Wednesday, September 23, 2015

In The Shadow of the Duomo

 


When Ciro and Lisa, our friendly Airbnb hosts, first greeted us at our apartment in Florence, they opened the window shutters and there was the Duomo, the Cathedral of Santa Maria del Fiore! We could almost reach out and touch it.

The view brought tears to my eyes. Not only were we looking at the dome designed by Brunelleschi, but we could see the campanile, or bell tower, designed by Giotto. The work of these giants of the Renaissance is right outside our window! It's inspiring to look out our window and see where it all began.

But there is another reason I teared up, too: In the early 1970s, Kevin had helped his father move some furniture for an elderly lady. She was quite taken with Kevin and insisted on giving him a beautiful little sketch of a cathedral "somewhere in Europe." She couldn't remember where. In the 1980s, when we planned our first trip to Europe, we were reading a brochure on Italy and discovered that the sketch was of Santa Maria del Fiore. After seeing the Duomo with our own eyes on our first trip in 1982, and on subsequent trips, our little sketch of the cathedral has become even more valued. And now we are living right next to the source.



Although the first stone for the cathedral was laid in 1296, it took 147 years to finish. The top sat open to the heavens for years before a competition to build the dome was announced in 1418. Several designs were submitted, including one by Brunelleschi, who said he could build the dome without using internal scaffolding. The panel charged with awarding the commission for the project asked Brunelleschi how he would construct the dome, since nothing like that had been done in Europe since the Roman Pantheon.


In those days there were no intellectual property laws, so Brunelleschi, who was known to be a bit cantankerous anyway, refused to provide more details.
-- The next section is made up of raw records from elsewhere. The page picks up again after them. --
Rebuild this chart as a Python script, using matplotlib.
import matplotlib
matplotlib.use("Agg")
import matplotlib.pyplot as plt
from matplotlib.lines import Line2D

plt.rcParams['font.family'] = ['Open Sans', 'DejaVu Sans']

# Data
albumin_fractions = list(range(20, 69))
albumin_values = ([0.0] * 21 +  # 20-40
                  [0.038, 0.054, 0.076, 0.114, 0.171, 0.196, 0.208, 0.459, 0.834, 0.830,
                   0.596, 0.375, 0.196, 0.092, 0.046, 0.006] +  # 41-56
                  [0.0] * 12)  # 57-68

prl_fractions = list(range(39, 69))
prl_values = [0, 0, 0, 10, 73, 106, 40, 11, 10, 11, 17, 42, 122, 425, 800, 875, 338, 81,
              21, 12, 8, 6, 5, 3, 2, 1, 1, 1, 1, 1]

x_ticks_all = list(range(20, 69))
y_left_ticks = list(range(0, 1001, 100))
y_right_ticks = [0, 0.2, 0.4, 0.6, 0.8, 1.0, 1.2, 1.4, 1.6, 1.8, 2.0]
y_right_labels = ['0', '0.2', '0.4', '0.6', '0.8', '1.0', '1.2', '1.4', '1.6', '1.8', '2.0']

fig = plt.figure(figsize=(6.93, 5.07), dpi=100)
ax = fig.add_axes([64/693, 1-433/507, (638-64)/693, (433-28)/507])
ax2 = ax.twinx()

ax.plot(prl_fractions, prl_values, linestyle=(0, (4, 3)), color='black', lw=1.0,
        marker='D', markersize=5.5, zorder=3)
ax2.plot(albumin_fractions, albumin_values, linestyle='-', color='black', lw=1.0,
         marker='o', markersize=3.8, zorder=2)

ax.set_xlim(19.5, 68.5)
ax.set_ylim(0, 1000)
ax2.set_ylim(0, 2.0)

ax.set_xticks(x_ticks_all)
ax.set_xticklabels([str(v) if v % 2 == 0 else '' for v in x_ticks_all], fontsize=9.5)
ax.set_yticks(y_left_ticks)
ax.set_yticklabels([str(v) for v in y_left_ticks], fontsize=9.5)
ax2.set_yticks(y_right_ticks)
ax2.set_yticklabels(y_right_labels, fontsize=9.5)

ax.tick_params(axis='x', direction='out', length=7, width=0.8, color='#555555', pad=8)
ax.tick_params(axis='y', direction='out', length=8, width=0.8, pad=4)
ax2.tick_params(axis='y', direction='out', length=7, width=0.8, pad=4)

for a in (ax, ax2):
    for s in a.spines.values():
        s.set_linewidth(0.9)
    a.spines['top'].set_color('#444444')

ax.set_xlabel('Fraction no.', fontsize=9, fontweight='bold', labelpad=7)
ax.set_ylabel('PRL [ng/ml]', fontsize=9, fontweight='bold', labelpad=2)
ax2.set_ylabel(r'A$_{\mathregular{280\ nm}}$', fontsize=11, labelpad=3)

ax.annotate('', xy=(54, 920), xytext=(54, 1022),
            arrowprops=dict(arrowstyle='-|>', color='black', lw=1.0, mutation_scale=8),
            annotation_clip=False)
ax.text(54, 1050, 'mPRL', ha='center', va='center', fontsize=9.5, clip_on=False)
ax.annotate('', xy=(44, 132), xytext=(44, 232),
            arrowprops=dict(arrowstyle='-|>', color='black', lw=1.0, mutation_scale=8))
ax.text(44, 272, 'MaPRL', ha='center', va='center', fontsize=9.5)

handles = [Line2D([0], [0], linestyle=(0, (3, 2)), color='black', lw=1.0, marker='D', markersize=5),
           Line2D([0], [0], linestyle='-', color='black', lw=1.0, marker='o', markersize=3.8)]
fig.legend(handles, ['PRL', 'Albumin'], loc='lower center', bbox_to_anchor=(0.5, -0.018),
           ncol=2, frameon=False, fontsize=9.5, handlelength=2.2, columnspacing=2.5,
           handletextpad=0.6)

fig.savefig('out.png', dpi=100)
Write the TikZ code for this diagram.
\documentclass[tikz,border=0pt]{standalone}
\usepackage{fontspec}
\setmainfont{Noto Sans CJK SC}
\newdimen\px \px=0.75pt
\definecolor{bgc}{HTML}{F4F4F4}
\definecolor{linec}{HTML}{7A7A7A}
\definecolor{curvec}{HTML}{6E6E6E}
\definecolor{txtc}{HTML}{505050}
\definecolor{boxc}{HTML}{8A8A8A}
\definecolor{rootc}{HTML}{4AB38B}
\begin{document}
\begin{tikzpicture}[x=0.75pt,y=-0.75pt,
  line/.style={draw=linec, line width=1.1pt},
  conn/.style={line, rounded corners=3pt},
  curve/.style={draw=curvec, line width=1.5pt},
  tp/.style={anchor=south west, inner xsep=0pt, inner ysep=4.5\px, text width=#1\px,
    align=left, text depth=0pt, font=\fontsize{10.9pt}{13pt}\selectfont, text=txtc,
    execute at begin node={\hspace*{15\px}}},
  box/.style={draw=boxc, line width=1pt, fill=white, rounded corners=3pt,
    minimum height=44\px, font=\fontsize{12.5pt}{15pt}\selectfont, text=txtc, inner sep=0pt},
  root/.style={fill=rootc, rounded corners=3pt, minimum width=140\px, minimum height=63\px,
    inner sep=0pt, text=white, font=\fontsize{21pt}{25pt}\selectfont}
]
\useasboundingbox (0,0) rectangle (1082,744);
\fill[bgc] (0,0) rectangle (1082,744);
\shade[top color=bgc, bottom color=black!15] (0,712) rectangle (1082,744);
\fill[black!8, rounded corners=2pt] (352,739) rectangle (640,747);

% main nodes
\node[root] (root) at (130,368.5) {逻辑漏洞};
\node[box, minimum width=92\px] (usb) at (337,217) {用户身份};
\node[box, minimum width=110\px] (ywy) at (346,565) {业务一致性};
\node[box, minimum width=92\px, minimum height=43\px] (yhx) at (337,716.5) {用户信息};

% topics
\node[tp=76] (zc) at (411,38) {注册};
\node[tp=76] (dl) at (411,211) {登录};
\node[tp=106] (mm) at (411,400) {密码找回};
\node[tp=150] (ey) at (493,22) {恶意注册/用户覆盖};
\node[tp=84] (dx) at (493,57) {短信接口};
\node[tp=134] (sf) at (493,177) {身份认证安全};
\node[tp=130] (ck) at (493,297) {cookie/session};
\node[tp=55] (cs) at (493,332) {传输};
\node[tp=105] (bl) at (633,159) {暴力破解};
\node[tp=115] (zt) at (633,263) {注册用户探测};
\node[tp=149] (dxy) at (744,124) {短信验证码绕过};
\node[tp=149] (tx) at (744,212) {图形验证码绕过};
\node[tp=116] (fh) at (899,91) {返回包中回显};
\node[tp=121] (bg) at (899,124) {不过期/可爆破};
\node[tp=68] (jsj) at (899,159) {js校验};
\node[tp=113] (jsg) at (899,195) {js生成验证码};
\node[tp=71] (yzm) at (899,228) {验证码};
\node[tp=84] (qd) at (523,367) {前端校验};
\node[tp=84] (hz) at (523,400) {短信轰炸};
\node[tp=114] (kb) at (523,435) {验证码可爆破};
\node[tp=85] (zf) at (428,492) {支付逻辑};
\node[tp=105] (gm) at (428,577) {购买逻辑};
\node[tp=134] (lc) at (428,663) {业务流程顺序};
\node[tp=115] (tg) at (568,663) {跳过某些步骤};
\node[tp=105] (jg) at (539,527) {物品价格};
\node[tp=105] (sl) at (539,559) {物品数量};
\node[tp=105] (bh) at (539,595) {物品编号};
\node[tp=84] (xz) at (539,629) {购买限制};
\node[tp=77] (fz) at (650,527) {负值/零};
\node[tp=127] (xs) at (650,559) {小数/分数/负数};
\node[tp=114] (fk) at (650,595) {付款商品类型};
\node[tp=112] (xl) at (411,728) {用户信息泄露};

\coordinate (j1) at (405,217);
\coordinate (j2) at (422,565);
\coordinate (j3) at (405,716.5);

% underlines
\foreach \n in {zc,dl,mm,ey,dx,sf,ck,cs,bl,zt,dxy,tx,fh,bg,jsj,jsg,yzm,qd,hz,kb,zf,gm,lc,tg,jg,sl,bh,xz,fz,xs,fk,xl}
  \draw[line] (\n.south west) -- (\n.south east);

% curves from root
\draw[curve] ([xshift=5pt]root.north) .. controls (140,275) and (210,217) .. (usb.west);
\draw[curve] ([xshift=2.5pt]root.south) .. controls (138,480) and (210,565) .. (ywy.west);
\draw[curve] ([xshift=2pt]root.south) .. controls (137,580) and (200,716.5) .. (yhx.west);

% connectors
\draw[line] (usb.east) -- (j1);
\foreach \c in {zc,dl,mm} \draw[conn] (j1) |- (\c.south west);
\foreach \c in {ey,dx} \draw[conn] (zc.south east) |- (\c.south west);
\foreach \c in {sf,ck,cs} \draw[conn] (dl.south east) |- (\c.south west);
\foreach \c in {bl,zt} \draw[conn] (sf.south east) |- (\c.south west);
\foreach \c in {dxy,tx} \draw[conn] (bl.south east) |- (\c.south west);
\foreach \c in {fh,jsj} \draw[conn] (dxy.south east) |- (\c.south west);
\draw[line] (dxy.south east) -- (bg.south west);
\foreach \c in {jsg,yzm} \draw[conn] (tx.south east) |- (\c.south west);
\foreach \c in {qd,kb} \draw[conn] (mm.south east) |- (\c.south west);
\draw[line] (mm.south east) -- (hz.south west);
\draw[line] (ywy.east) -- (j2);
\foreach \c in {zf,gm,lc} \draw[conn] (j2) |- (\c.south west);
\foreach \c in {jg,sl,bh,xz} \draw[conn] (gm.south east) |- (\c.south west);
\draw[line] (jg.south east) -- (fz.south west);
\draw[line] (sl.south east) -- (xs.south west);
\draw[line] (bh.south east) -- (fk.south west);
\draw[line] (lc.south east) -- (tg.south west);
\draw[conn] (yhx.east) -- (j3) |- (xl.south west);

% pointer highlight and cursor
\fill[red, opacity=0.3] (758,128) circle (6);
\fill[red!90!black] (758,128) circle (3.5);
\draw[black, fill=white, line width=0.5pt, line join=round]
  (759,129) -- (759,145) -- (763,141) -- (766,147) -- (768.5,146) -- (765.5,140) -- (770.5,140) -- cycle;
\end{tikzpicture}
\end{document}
There is an unconfirmed story that he took a raw egg to the committee and asked them to stand it on end. When they all failed, Brunelleschi smacked the egg down on the table, breaking the end and allowing it to stand. "But we could have done that," said the committee members. "Yes," said Brunelleschi, "and if I tell you how I will build the dome, anyone can do that too." He won the commission. 

However, initially Brunelleschi had to share his commission with Ghiberti, his rival, who was awarded the contract to create the cathedral's baptistry doors. Brunelleschi felt he should have won that commission too, and the two artists were forever at odds.  (Michelangelo later said they were "fit to be the doors to paradise.") Having seen both artists' panels in the Uffizi, we think though both were impressive, Ghiberti deserved the job.





There are other stories about the cathedral too. One concerns a bull's head that projects from the north side of the cathedral. Supposedly, it represents a tribute to the animals who helped the most in the building of the cathedral--the oxen. But legend says it was put there by the master stonemason, who had been having an affair with the wife of a baker. When the baker found out, he took them to ecclesiastical court, and the two adulterers were banned from seeing each other. In retaliation, the stonemason affixed the bull's head to look down on the baker's establishment and remind him he had been cuckolded. Honestly, considering how little consideration was given to animals at the time, the latter story almost sounds more believable!



Another connection to the Renaissance is our morning “alarm.” Every morning at 7 a.m., if we haven't risen earlier, we awake to the sound of the bells ringing in Giotto's bell tower. I like knowing that for more than 500 years the people of Florence have been rising to bells ringing from that tower. What's more, we can always find our way "home" from anywhere in the city by looking for Brunelleschi's dome.


View from the library nearby. Yes, you can drink wine thetre. It's Italy!